Batman vs Superman: A Origem da Justiça (Estados Unidos, 2016)
Título Original: Batman v Superman: Dawn of Justice
Direção: Zack Snyder
Roteiro: Bob Kane e Bill Siegel
Elenco principal: Ben Affleck, Henry Cavill, Amy Adams, Jesse Eisenberg, Diane Lane, Laurence Fishburne, Jeremy Irons, Holly Hunter e Gal Gadot
Duração: 152 minutos
Batman v Superman: A Origem da Justiça não demora a revelar suas intenções. Desde os primeiros minutos, fica evidente que Zack Snyder quer muito mais do que apenas juntar dois dos maiores ícones da cultura pop em cena: ele deseja reconfigurá-los, esvaziando o heroísmo clássico em nome de uma estética melancólica e monumental. Seus heróis não surgem como faróis de esperança, mas como figuras corroídas pelo peso de existirem enquanto símbolos. São entidades que não inspiram; pairam.

O projeto é ambicioso, sem dúvida. O que se vê é uma tentativa constante de transformar cada gesto, cada aparição e cada sacrifício em imagem mítica, quase religiosa. A grandiosidade é o filtro por onde tudo passa: a fotografia escura, os enquadramentos reverenciais, o uso ritualístico do slow-motion. Há uma solenidade quase sufocante que, em tese, deveria traduzir a dimensão épica da história, mas que frequentemente apenas a distancia de qualquer humanidade.
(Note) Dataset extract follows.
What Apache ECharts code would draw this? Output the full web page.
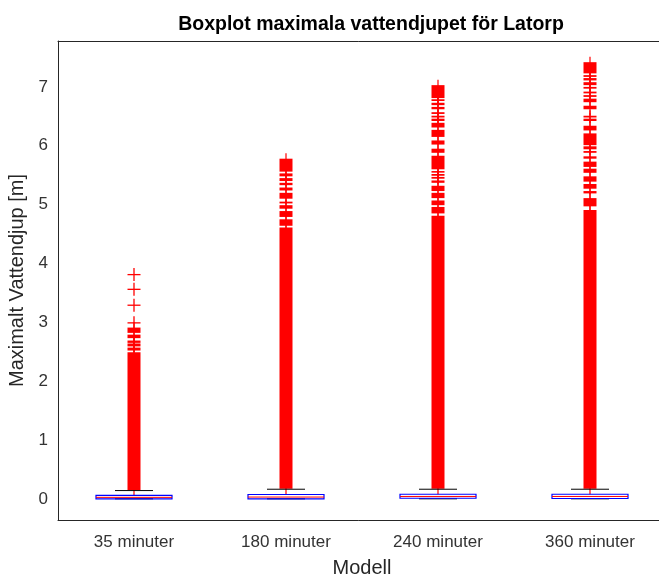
<!DOCTYPE html>
<html>
<head>
<meta charset="utf-8">
<script src="https://cdn.jsdelivr.net/npm/echarts@6/dist/echarts.min.js"></script>
<style>
  html, body { margin: 0; padding: 0; background: #fff; }
  #chart { width: 659px; height: 578px; }
</style>
</head>
<body>
<div id="chart"></div>
<script>
const categories = ['35 minuter', '180 minuter', '240 minuter', '360 minuter']

// [lower whisker, q1, median, q3, upper whisker]
const boxStats = [
  [0, 0.0, 0.025, 0.06, 0.14],
  [0, 0.0, 0.03, 0.073, 0.163],
  [0, 0.01, 0.04, 0.078, 0.163],
  [0, 0.005, 0.04, 0.078, 0.163]
]

// stretches where the outlier markers pile up into a solid column: [category, from, to]
const outlierBands = [
  [0, 0.15, 2.49], [0, 2.52, 2.57], [0, 2.59, 2.64], [0, 2.65, 2.69], [0, 2.73, 2.79], [0, 2.82, 2.91],

  [1, 0.17, 4.61], [1, 4.64, 4.75], [1, 4.79, 4.89], [1, 4.93, 4.99], [1, 5.02, 5.05], [1, 5.10, 5.20],
  [1, 5.24, 5.29], [1, 5.33, 5.37], [1, 5.40, 5.45], [1, 5.48, 5.53], [1, 5.56, 5.78],

  [2, 0.17, 4.81], [2, 4.85, 4.96], [2, 4.99, 5.07], [2, 5.11, 5.20], [2, 5.23, 5.32], [2, 5.37, 5.41],
  [2, 5.44, 5.47], [2, 5.49, 5.52], [2, 5.55, 5.57], [2, 5.60, 5.83], [2, 5.88, 5.95], [2, 6.02, 6.09],
  [2, 6.15, 6.27], [2, 6.31, 6.39], [2, 6.42, 6.46], [2, 6.48, 6.51], [2, 6.54, 6.57], [2, 6.62, 6.66],
  [2, 6.69, 6.73], [2, 6.76, 6.79], [2, 6.81, 7.03],

  [3, 0.17, 4.91], [3, 4.97, 5.11], [3, 5.19, 5.23], [3, 5.27, 5.35], [3, 5.39, 5.48], [3, 5.54, 5.61],
  [3, 5.64, 5.73], [3, 5.78, 5.82], [3, 5.88, 5.91], [3, 5.94, 5.99], [3, 6.01, 6.21], [3, 6.26, 6.34],
  [3, 6.42, 6.46], [3, 6.48, 6.51], [3, 6.62, 6.68], [3, 6.74, 6.80], [3, 6.83, 6.86], [3, 6.89, 6.92],
  [3, 6.97, 7.00], [3, 7.03, 7.08], [3, 7.11, 7.15], [3, 7.17, 7.20], [3, 7.23, 7.42]
]

// single outliers standing apart: [category, value]
const outliers = [[0, 2.99], [0, 3.29], [0, 3.56], [0, 3.81]]

const yTicks = [0, 1, 2, 3, 4, 5, 6, 7]

const FONT = '"Liberation Sans", Arial, Helvetica, sans-serif'
const AXIS = '#262626'
const RED = '#ff0000'

const chart = echarts.init(document.getElementById('chart'))

const option = {
  animation: false,
  backgroundColor: '#fff',
  textStyle: { fontFamily: FONT },
  title: {
    text: 'Boxplot maximala vattendjupet för Latorp',
    left: 366,
    textAlign: 'center',
    top: 10,
    textStyle: { fontFamily: FONT, fontSize: 19.5, fontWeight: 'bold', color: '#000' }
  },
  grid: { left: 58, right: -7, top: 41, bottom: 58, outerBoundsMode: 'none', containLabel: false },
  xAxis: [{
    type: 'category',
    data: categories,
    name: 'Modell',
    nameLocation: 'middle',
    nameGap: 38,
    nameTextStyle: { fontFamily: FONT, fontSize: 20, color: AXIS },
    axisLine: { onZero: false, lineStyle: { color: AXIS, width: 1 } },
    axisTick: { inside: true, alignWithLabel: true, length: 5, lineStyle: { color: AXIS } },
    axisLabel: { fontFamily: FONT, fontSize: 17, color: '#333', margin: 14 },
    splitLine: { show: false }
  }, {
    type: 'category',
    data: categories,
    position: 'top',
    axisLine: { onZero: false, lineStyle: { color: AXIS, width: 1 } },
    axisTick: { inside: true, alignWithLabel: true, length: 5, lineStyle: { color: AXIS } },
    axisLabel: { show: false },
    splitLine: { show: false }
  }],
  yAxis: {
    type: 'value',
    min: -0.36,
    max: 7.78,
    splitNumber: 8,
    name: 'Maximalt Vattendjup [m]',
    nameLocation: 'middle',
    nameGap: 28,
    nameTextStyle: { fontFamily: FONT, fontSize: 20, color: AXIS },
    axisLine: { show: true, onZero: false, lineStyle: { color: AXIS, width: 1 } },
    axisTick: { inside: true, length: 5, lineStyle: { color: AXIS } },
    axisLabel: {
      fontFamily: FONT, fontSize: 17, color: '#333', margin: 10,
      formatter: (v) => yTicks.includes(v) ? String(v) : ''
    },
    splitLine: { show: false }
  },
  series: [
    {
      type: 'custom',
      name: 'outlier bands',
      data: outlierBands,
      renderItem: (params, api) => {
        const cat = api.value(0)
        const lo = api.coord([cat, api.value(1)])
        const hi = api.coord([cat, api.value(2)])
        const x = lo[0]
        const h = Math.max(lo[1] - hi[1], 1.6)
        return {
          type: 'group',
          children: [
            {
              type: 'rect',
              shape: { x: x - 6.5, y: hi[1], width: 13, height: h },
              style: { fill: RED }
            },
            {
              type: 'line',
              shape: { x1: x, y1: hi[1] - 5.5, x2: x, y2: lo[1] + 5.5 },
              style: { stroke: RED, lineWidth: 1.2 }
            }
          ]
        }
      }
    },
    {
      type: 'custom',
      name: 'outliers',
      data: outliers,
      renderItem: (params, api) => {
        const p = api.coord([api.value(0), api.value(1)])
        return {
          type: 'group',
          children: [
            { type: 'line', shape: { x1: p[0] - 6.5, y1: p[1], x2: p[0] + 6.5, y2: p[1] }, style: { stroke: RED, lineWidth: 1.3 } },
            { type: 'line', shape: { x1: p[0], y1: p[1] - 6.5, x2: p[0], y2: p[1] + 6.5 }, style: { stroke: RED, lineWidth: 1.3 } }
          ]
        }
      }
    },
    {
      type: 'custom',
      name: 'boxes',
      data: boxStats.map((s, i) => [i].concat(s)),
      renderItem: (params, api) => {
        const cat = api.value(0)
        const band = api.size([1, 0])[0]
        const half = band / 4
        const cap = band / 8
        const y = (v) => api.coord([cat, v])[1]
        const x = api.coord([cat, 0])[0]
        const top = y(api.value(4))
        const bottom = y(api.value(2))
        return {
          type: 'group',
          children: [
            { type: 'line', shape: { x1: x - cap, y1: y(api.value(5)), x2: x + cap, y2: y(api.value(5)) }, style: { stroke: '#000', lineWidth: 1 } },
            { type: 'line', shape: { x1: x - cap, y1: y(api.value(1)), x2: x + cap, y2: y(api.value(1)) }, style: { stroke: '#000', lineWidth: 1 } },
            {
              type: 'rect',
              shape: { x: x - half, y: top, width: half * 2, height: bottom - top },
              style: { fill: 'none', stroke: '#0000ff', lineWidth: 1.2 }
            },
            { type: 'line', shape: { x1: x - half, y1: y(api.value(3)), x2: x + half, y2: y(api.value(3)) }, style: { stroke: RED, lineWidth: 1 } }
          ]
        }
      }
    }
  ]
}

chart.setOption(option)
</script>
</body>
</html>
Snyder entende o peso mitológico das figuras que tem em mãos. Existe, no seu cinema, uma tentativa constante de elevar seus heróis a um plano quase religioso, de estilizá-los até o limite da iconografia, de torná-los maiores que a vida. É uma leitura coerente com a tradição da DC Comics, sempre mais afeita ao panteão do que à vizinhança. Mas Batman v Superman, ao se agarrar com tanto afinco a essa grandiosidade solene, acaba tropeçando naquilo que deveria sustentar qualquer mito: a humanidade.
Não se trata da ausência de cenas visualmente marcantes, pois elas existem e em abundância. O problema é que essa estilização se torna rapidamente uma armadura que esconde o vazio emocional. O filme apresenta os heróis como figuras corroídas por suas próprias existências, mas pouco se preocupa em construir as camadas dramáticas que justificariam esse peso. Superman salva o mundo com a expressão de quem carrega o mundo nas costas, e Batman, tornado uma máquina de matar, parece mais um executor de suas angústias do que um herói movido por qualquer senso de justiça.
É possível reconhecer no filme uma ambição rara dentro do gênero: a de não apenas entreter, mas também de afirmar uma visão de mundo, de levantar questões morais, políticas e filosóficas através de seus personagens. Contudo, Snyder, Chris Terrio e David Goyer parecem mais interessados em sugerir essas questões do que em realmente desenvolvê-las. Há esboços de ideias, fragmentos de discussões sobre poder, responsabilidade, divindade e vigilância… mas tudo se perde na mise-en-scène desarticulada, na dramaturgia que confunde solenidade com profundidade.
O que resta, então, é uma experiência que se pretende épica, mas que se revela exaustiva. O slow-motion excessivo, a música grandiosa a cada gesto, a ausência de pausas que revelem o interior dos personagens, tudo parece contribuir para uma espécie de culto à imagem, como se bastasse parecer importante para sê-lo. O plano de Bruce Wayne sendo elevado por morcegos, por exemplo, é simbólico na forma, mas brega no conteúdo, soando mais como um delírio desajustado do que uma representação eficaz de renascimento.
Ainda assim, é curioso observar como Batman v Superman se destaca, mesmo que por motivos equivocados, num cenário dominado por fórmulas recicladas e universos cinematográficos pasteurizados. Ao menos, há aqui uma tentativa sincera de autoria, de imprimir uma identidade. E isso, mesmo quando fracassa, ainda pode ser mais honesto do que a neutralidade fabricada de obras como Adão Negro ou Homem-Formiga e a Vespa: Quantumania. Mas o que fazer quando essa autoria não é acompanhada por talento equivalente? O resultado é um filme que quer dizer muito, mas só consegue insinuar; que quer ser arte, mas se contenta com a pose.
Batman v Superman não é um desastre, é um filme com lampejos de ideias, visualmente impactante, e com uma identidade bastante definida. Mas é também um filme refém de sua própria pretensão, incapaz de encontrar dentro de sua estética pomposa aquilo que os super-heróis sempre carregaram de mais poderoso: a empatia.